▶ Given instruction
Your task is to retype the lines between the line with "Reproduce this chart with matplotlib." and the line with "plt.rcParams['font.family'] = ['Liberation", inclusive. Copy no pictures and no other lines.

▶ Material for this exercise
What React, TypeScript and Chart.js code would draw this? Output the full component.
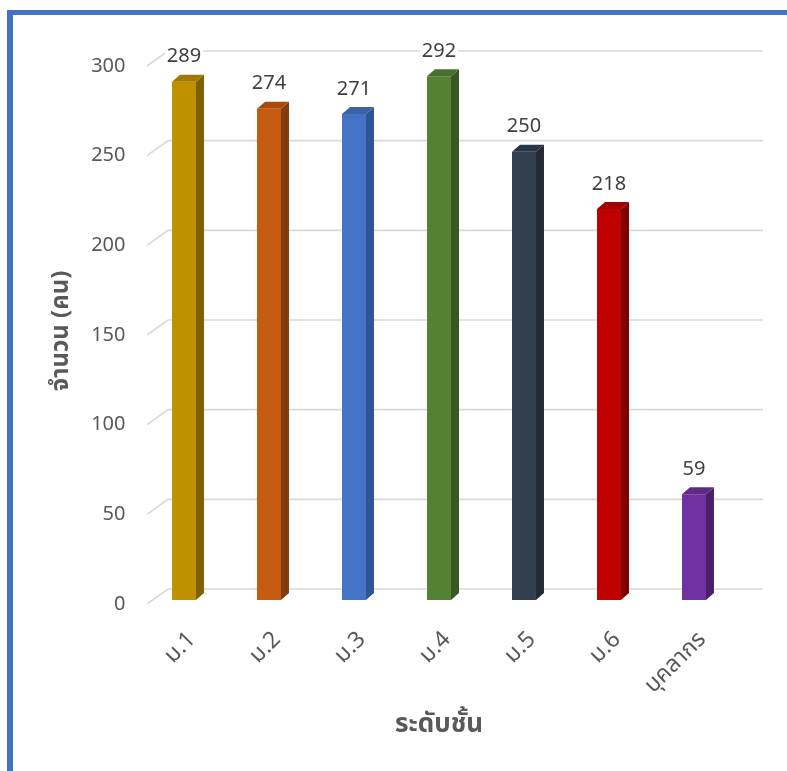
import React, { useEffect, useRef } from "react";
import { Chart, registerables } from "chart.js";

Chart.register(...registerables);

const categories = ["ม.1", "ม.2", "ม.3", "ม.4", "ม.5", "ม.6", "บุคลากร"];
const values = [289, 274, 271, 292, 250, 218, 59];
const frontColors = ["#BF9000", "#C55A11", "#4472C4", "#548235", "#323F4F", "#C00000", "#7030A0"];
const topColors = ["#A27A00", "#A84C0E", "#3A61A7", "#476F2D", "#2A3543", "#A30000", "#5F2988"];
const sideColors = ["#7F6000", "#843C0C", "#2F5597", "#385723", "#222A35", "#800000", "#4B2069"];
const yTicks = [0, 50, 100, 150, 200, 250, 300];
const yTitle = "จำนวน (คน)";
const xTitle = "ระดับชั้น";

const FONT = "'Noto Sans', 'Noto Sans Thai', 'Leelawadee UI', sans-serif";
const DX = 8;
const DY = 7;

const decor = {
  id: "decor3d",
  beforeDraw(chart: any) {
    const ctx = chart.ctx;
    ctx.save();
    ctx.fillStyle = "#ffffff";
    ctx.fillRect(0, 0, chart.width, chart.height);
    ctx.fillStyle = "#4472C4";
    ctx.fillRect(7, 10, chart.width, 5);
    ctx.fillRect(7, 10, 6, chart.height);
    ctx.restore();
  },
  beforeDatasetsDraw(chart: any) {
    const ctx = chart.ctx;
    const y = chart.scales.y;
    const area = chart.chartArea;
    ctx.save();
    ctx.strokeStyle = "#D9D9D9";
    ctx.lineWidth = 1.6;
    for (const v of yTicks) {
      const py = y.getPixelForValue(v);
      const fy = py + 4;
      const by = py - 11;
      const fx = area.left + 5.5;
      const bx = area.left + 26.5;
      ctx.beginPath();
      ctx.moveTo(fx, fy);
      ctx.lineTo(bx, by);
      ctx.lineTo(area.right + 26.5, by);
      ctx.stroke();
    }
    ctx.restore();
  },
  afterDatasetsDraw(chart: any) {
    const ctx = chart.ctx;
    const meta = chart.getDatasetMeta(0);
    ctx.save();
    meta.data.forEach((bar: any, i: number) => {
      const { x, y, base, width } = bar.getProps(["x", "y", "base", "width"], true);
      const l = x - width / 2;
      const r = x + width / 2;
      ctx.fillStyle = sideColors[i];
      ctx.beginPath();
      ctx.moveTo(r, y);
      ctx.lineTo(r + DX, y - DY);
      ctx.lineTo(r + DX, base - DY);
      ctx.lineTo(r, base);
      ctx.closePath();
      ctx.fill();
      ctx.fillStyle = topColors[i];
      ctx.beginPath();
      ctx.moveTo(l, y);
      ctx.lineTo(l + DX, y - DY);
      ctx.lineTo(r + DX, y - DY);
      ctx.lineTo(r, y);
      ctx.closePath();
      ctx.fill();
      const text = String(values[i]);
      ctx.font = `20px ${FONT}`;
      const tw = ctx.measureText(text).width;
      const cy = y - 25;
      ctx.fillStyle = "#ffffff";
      ctx.fillRect(x - tw / 2 - 2, cy - 10, tw + 4, 20);
      ctx.fillStyle = "#404040";
      ctx.textAlign = "center";
      ctx.textBaseline = "middle";
      ctx.fillText(text, x, cy);
    });
    ctx.restore();
  },
};

export default function App() {
  const ref = useRef<HTMLCanvasElement | null>(null);
  useEffect(() => {
    if (!ref.current) return;
    const chart = new Chart(ref.current, {
      type: "bar",
      data: {
        labels: categories,
        datasets: [
          {
            data: values,
            backgroundColor: frontColors,
            borderWidth: 0,
            barPercentage: 0.6,
            categoryPercentage: 0.47,
          },
        ],
      },
      options: {
        animation: false,
        responsive: false,
        devicePixelRatio: 1,
        layout: { padding: { left: 0, top: 62, right: 50.5, bottom: 0 } },
        plugins: { legend: { display: false }, tooltip: { enabled: false } },
        scales: {
          x: {
            grid: { display: false, drawTicks: false },
            border: { display: false },
            ticks: {
              color: "#595959",
              font: { family: FONT, size: 23 },
              minRotation: 45,
              maxRotation: 45,
              padding: 26,
              labelOffset: 8,
            },
            title: {
              display: true,
              text: xTitle,
              color: "#595959",
              font: { family: FONT, size: 26, weight: "bold" },
              padding: { top: 0, bottom: 31 },
            },
            afterFit(scale: any) {
              scale.height = 171;
            },
          },
          y: {
            min: 0,
            max: 300,
            grid: { display: false, drawTicks: false },
            border: { display: false },
            ticks: {
              stepSize: 50,
              color: "#595959",
              font: { family: FONT, size: 20 },
              padding: 16,
              labelOffset: 4,
            },
            title: {
              display: true,
              text: yTitle,
              color: "#595959",
              font: { family: FONT, size: 24, weight: "bold" },
              padding: { top: 47, bottom: 0 },
            },
            afterFit(scale: any) {
              scale.width = 141.5;
            },
          },
        },
      },
      plugins: [decor],
    });
    return () => chart.destroy();
  }, []);
  return (
    <canvas
      ref={ref}
      width={787}
      height={771}
      style={{ position: "fixed", left: 0, top: 0, width: 787, height: 771 }}
    />
  );
}
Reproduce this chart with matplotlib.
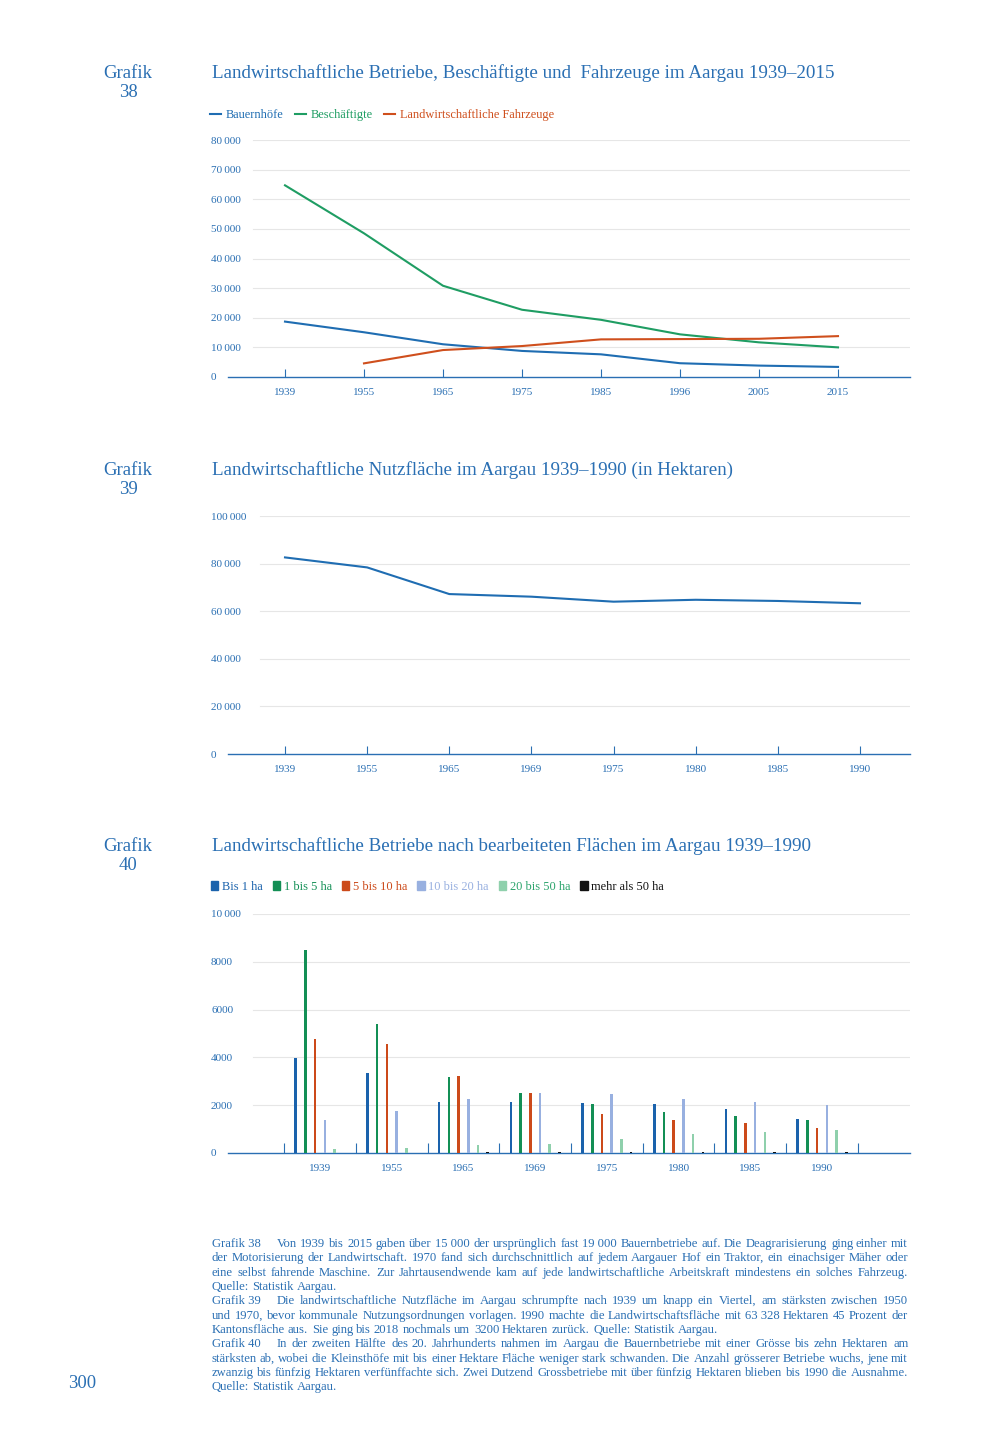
import matplotlib
matplotlib.use("Agg")
import matplotlib.pyplot as plt
import numpy as np
from matplotlib.ticker import FuncFormatter
from matplotlib.patches import Patch

plt.rcParams['font.family'] = ['Liberation Serif', 'DejaVu Serif']

# Grafik 38
years38 = ["1939", "1955", "1965", "1975", "1985", "1996", "2005", "2015"]
bauernhoefe = [18700, 15100, 11050, 8800, 7650, 4650, 3850, 3400]
beschaeftigte = [64700, 48500, 30800, 22700, 19300, 14400, 11700, 10000]
fahrzeuge = [np.nan, 4600, 9100, 10450, 12700, 12800, 12900, 13800]

# Grafik 39
years39 = ["1939", "1955", "1965", "1969", "1975", "1980", "1985", "1990"]
nutzflaeche = [82600, 78400, 67200, 66100, 64000, 64800, 64300, 63328]

# Grafik 40
years40 = ["1939", "1955", "1965", "1969", "1975", "1980", "1985", "1990"]
bis1 = [3960, 3340, 2150, 2150, 2110, 2040, 1860, 1440]
bis5 = [8500, 5400, 3170, 2490, 2030, 1710, 1540, 1370]
bis10 = [4770, 4560, 3230, 2520, 1650, 1360, 1240, 1030]
bis20 = [1370, 1760, 2280, 2490, 2450, 2240, 2150, 2000]
bis50 = [180, 200, 320, 380, 600, 800, 870, 980]
ueber50 = [15, 15, 25, 25, 25, 25, 25, 24]
labels40 = ["Bis 1 ha", "1 bis 5 ha", "5 bis 10 ha", "10 bis 20 ha", "20 bis 50 ha", "mehr als 50 ha"]

caption = [
    ("Grafik 38", "Von 1939 bis 2015 gaben über 15\u00a0000 der ursprünglich fast 19\u00a0000 Bauernbetriebe auf. Die Deagrarisierung ging einher mit", True),
    ("", "der Motorisierung der Landwirtschaft. 1970 fand sich durchschnittlich auf jedem Aargauer Hof ein Traktor, ein einachsiger Mäher oder", True),
    ("", "eine selbst fahrende Maschine. Zur Jahrtausendwende kam auf jede landwirtschaftliche Arbeitskraft mindestens ein solches Fahrzeug.", True),
    ("", "Quelle: Statistik Aargau.", False),
    ("Grafik 39", "Die landwirtschaftliche Nutzfläche im Aargau schrumpfte nach 1939 um knapp ein Viertel, am stärksten zwischen 1950", True),
    ("", "und 1970, bevor kommunale Nutzungsordnungen vorlagen. 1990 machte die Landwirtschaftsfläche mit 63\u00a0328 Hektaren 45 Prozent der", True),
    ("", "Kantonsfläche aus. Sie ging bis 2018 nochmals um 3200 Hektaren zurück. Quelle: Statistik Aargau.", False),
    ("Grafik 40", "In der zweiten Hälfte des 20. Jahrhunderts nahmen im Aargau die Bauernbetriebe mit einer Grösse bis zehn Hektaren am", True),
    ("", "stärksten ab, wobei die Kleinsthöfe mit bis einer Hektare Fläche weniger stark schwanden. Die Anzahl grösserer Betriebe wuchs, jene mit", True),
    ("", "zwanzig bis fünfzig Hektaren verfünffachte sich. Zwei Dutzend Grossbetriebe mit über fünfzig Hektaren blieben bis 1990 die Ausnahme.", True),
    ("", "Quelle: Statistik Aargau.", False),
]

W, H = 1000, 1454
BLUE = "#2a6fb3"
C_BAU = "#1f6db2"
C_BES = "#1f9d63"
C_FAH = "#cf4f1d"
C40 = ["#1a62ac", "#138f55", "#cc4a1a", "#98b0e0", "#8fd0ac", "#111111"]
C40_TXT = ["#1a62ac", "#138f55", "#cc4a1a", "#98b0e0", "#2aa36b", "#111111"]

fig = plt.figure(figsize=(W / 100, H / 100), dpi=100)

AX_L, AX_R = 228, 910


def axes_px(y0, y1):
    return fig.add_axes([AX_L / W, 1 - y1 / H, (AX_R - AX_L) / W, (y1 - y0) / H])


def fmt(v, pos):
    v = int(round(v))
    if v >= 10000:
        return f"{v:,}".replace(",", "\u2009")
    return str(v)


def style(ax, ymax, step, grid_start):
    ax.set_ylim(0, ymax)
    ticks = np.arange(0, ymax + 1, step)
    ax.set_yticks(ticks)
    ax.yaxis.set_major_formatter(FuncFormatter(fmt))
    xmin = (grid_start - AX_L) / (AX_R - AX_L)
    for t in ticks[1:]:
        ax.axhline(t, xmin=xmin, xmax=1, color="#e6e6e6", lw=0.8, zorder=0)
    for s in ["top", "right", "left"]:
        ax.spines[s].set_visible(False)
    ax.spines["bottom"].set_color(BLUE)
    ax.spines["bottom"].set_linewidth(1.0)
    ax.tick_params(axis="y", length=0, pad=12.2, labelcolor=BLUE, labelsize=8)
    plt.setp(ax.get_yticklabels(), ha="left")
    ax.tick_params(axis="x", which="both", direction="in", color=BLUE,
                   labelcolor=BLUE, labelsize=8, pad=8, width=0.8)


def header(y, num, title):
    fig.text(128 / W, 1 - y / H, f"Grafik\n{num}", ha="center", va="center",
             color=BLUE, fontsize=13.5, linespacing=1.1)
    fig.text(212 / W, 1 - (y - 10) / H, title, ha="left", va="center",
             color=BLUE, fontsize=13.7)


# ---- Grafik 38
header(83, 38, "Landwirtschaftliche Betriebe, Beschäftigte und  Fahrzeuge im Aargau 1939–2015")
ax1 = axes_px(140, 377)
x = np.arange(len(years38))
ax1.plot(x, bauernhoefe, color=C_BAU, lw=1.5, label="Bauernhöfe")
ax1.plot(x, beschaeftigte, color=C_BES, lw=1.5, label="Beschäftigte")
ax1.plot(x, fahrzeuge, color=C_FAH, lw=1.5, label="Landwirtschaftliche Fahrzeuge")
style(ax1, 80000, 10000, 253)
ax1.set_xticks(x)
ax1.set_xticklabels(years38)
ax1.tick_params(axis="x", length=6)
ax1.set_xlim((AX_L - 285) / 79, (AX_R - 285) / 79)
leg = ax1.legend(loc="center left", bbox_to_anchor=(210 / W, 1 - 115 / H),
                 bbox_transform=fig.transFigure, ncol=3, frameon=False,
                 fontsize=8.9, handlelength=0.9, handletextpad=0.4,
                 columnspacing=0.9, borderpad=0, borderaxespad=0)
for t, c in zip(leg.get_texts(), [C_BAU, C_BES, C_FAH]):
    t.set_color(c)

# ---- Grafik 39
header(480, 39, "Landwirtschaftliche Nutzfläche im Aargau 1939–1990 (in Hektaren)")
ax2 = axes_px(516, 754)
x2 = np.arange(len(years39))
ax2.plot(x2, nutzflaeche, color=C_BAU, lw=1.5)
style(ax2, 100000, 20000, 260)
ax2.set_xticks(x2)
ax2.set_xticklabels(years39)
ax2.tick_params(axis="x", length=6)
ax2.set_xlim((AX_L - 285) / 82.14, (AX_R - 285) / 82.14)

# ---- Grafik 40
header(856, 40, "Landwirtschaftliche Betriebe nach bearbeiteten Flächen im Aargau 1939–1990")
ax3 = axes_px(914, 1153)
x3 = np.arange(len(years40))
series40 = [bis1, bis5, bis10, bis20, bis50, ueber50]
slot = 9.7 / 71.71
for i, (vals, col, lab) in enumerate(zip(series40, C40, labels40)):
    ax3.bar(x3 + (i - 2.5) * slot, vals, width=0.036, color=col, label=lab, zorder=3)
style(ax3, 10000, 2000, 253)
ax3.set_xticks(np.arange(-0.5, len(years40)), labels=[""] * (len(years40) + 1))
ax3.tick_params(axis="x", which="major", length=7)
ax3.set_xticks(x3, labels=years40, minor=True)
ax3.tick_params(axis="x", which="minor", length=0, pad=8)
ax3.set_xlim((AX_L - 320) / 71.71, (AX_R - 320) / 71.71)
handles = [Patch(color=c) for c in C40]
leg3 = ax3.legend(handles, labels40, loc="center left",
                  bbox_to_anchor=(211 / W, 1 - 887 / H),
                  bbox_transform=fig.transFigure, ncol=6, frameon=False,
                  fontsize=8.9, handlelength=0.6, handleheight=0.75,
                  handletextpad=0.3, columnspacing=0.8, borderpad=0,
                  borderaxespad=0)
for t, c in zip(leg3.get_texts(), C40_TXT):
    t.set_color(c)

# ---- caption (justified)
renderer = fig.canvas.get_renderer()
CAP_SIZE = 9.1
CAP = dict(fontsize=CAP_SIZE, color=BLUE, va="baseline", ha="left")
SPACE = 0.25 * CAP_SIZE * 100 / 72


def width(s):
    t = fig.text(0, 0, s, **CAP)
    w = t.get_window_extent(renderer).width
    t.remove()
    return w


left, right = 212, 908
y = 1247.0
for prefix, body, justify in caption:
    yb = round(y)
    x0 = left
    if prefix:
        fig.text(x0 / W, 1 - yb / H, prefix, **CAP)
        x0 += width(prefix) + 16
    words = body.split(" ")
    ws = [width(w) for w in words]
    gap = SPACE
    if justify and len(words) > 1:
        gap = max(SPACE * 0.6, (right - x0 - sum(ws)) / (len(words) - 1))
    xx = x0
    for w, wd in zip(words, ws):
        fig.text(round(xx) / W, 1 - yb / H, w, **CAP)
        xx += wd + gap
    y += 14.35

fig.text(82 / W, 1 - 1384 / H, "300", ha="center", va="center", color=BLUE, fontsize=13.5)

fig.savefig("out.png", dpi=100)
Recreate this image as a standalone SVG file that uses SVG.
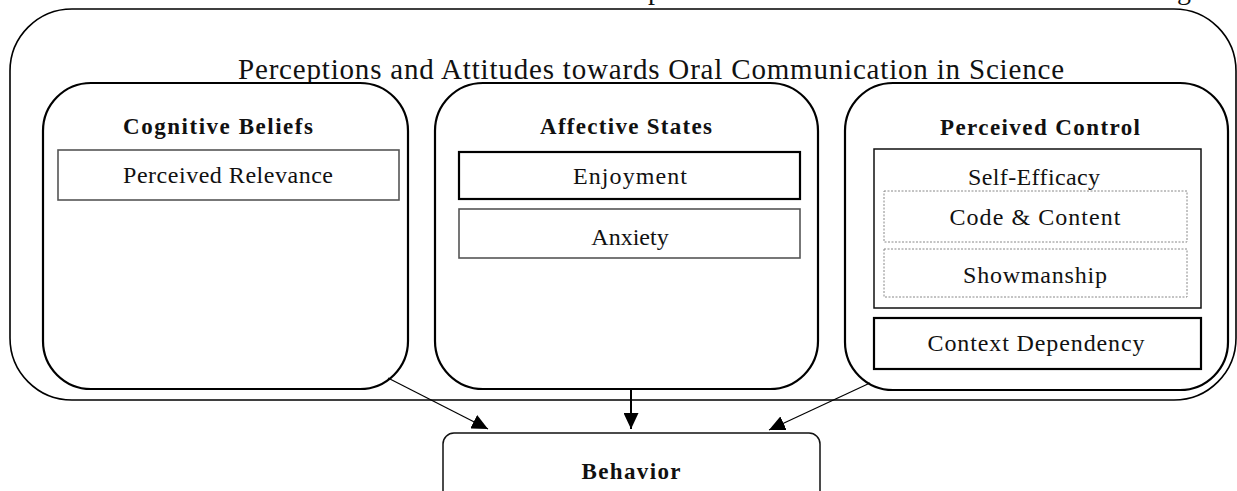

▶ Exercise response
Reproduce this chart with matplotlib.
import matplotlib
matplotlib.use("Agg")
import matplotlib.pyplot as plt
import numpy as np
from matplotlib.ticker import FuncFormatter
from matplotlib.patches import Patch

plt.rcParams['font.family'] = ['Liberation Serif', 'DejaVu Serif']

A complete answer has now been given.